* _GIVEN MATERIAL_:
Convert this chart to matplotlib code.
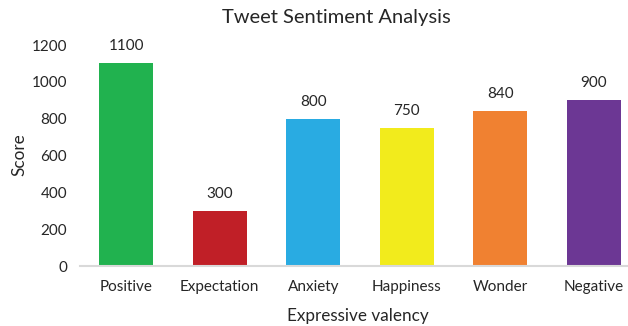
import matplotlib
matplotlib.use("Agg")
import matplotlib.pyplot as plt

categories = ["Positive", "Expectation", "Anxiety", "Happiness", "Wonder", "Negative"]
scores = [1100, 300, 800, 750, 840, 900]
colors = ["#21B24F", "#C01F27", "#29ABE2", "#F2EB1C", "#F08131", "#6C3794"]
yticks = [0, 200, 400, 600, 800, 1000, 1200]

plt.rcParams['font.family'] = ['Lato', 'DejaVu Sans']
W, H = 628, 326
fig = plt.figure(figsize=(W/100, H/100), dpi=100)
ax = fig.add_axes([79.5/W, 60/H, 561/W, 221/H])

x = list(range(len(categories)))
ax.bar(x, scores, width=0.58, color=colors)
for xi, v in zip(x, scores):
    ax.text(xi, v + 55, str(v), ha='center', va='bottom', fontsize=11, color='#262626')

ax.set_xlim(-0.5, 5.5)
ax.set_ylim(0, 1200)
ax.set_xticks(x)
ax.set_xticklabels(categories)
ax.set_yticks(yticks)
ax.tick_params(axis='both', length=0, labelsize=11, labelcolor='#262626')
ax.tick_params(axis='x', pad=10)
ax.tick_params(axis='y', pad=9)
for s in ['top', 'right', 'left']:
    ax.spines[s].set_visible(False)
ax.spines['bottom'].set_color('#d9d9d9')
ax.spines['bottom'].set_linewidth(1.5)

fig.text(358/W, 1 - 316/H, "Expressive valency", ha='center', va='center', fontsize=12.3, color='#262626')
fig.text(19/W, 1 - 155/H, "Score", ha='center', va='center', rotation=90, fontsize=12.3, color='#262626')
fig.text(336.5/W, 1 - 17/H, "Tweet Sentiment Analysis", ha='center', va='center', fontsize=14.5, color='#262626')

fig.savefig("out.png", dpi=100)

* _THE PROBLEM_: How many of the lines in the listing above hold the word "matplotlib"? Report only that figure.

* _WRITTEN SOLUTION_: 4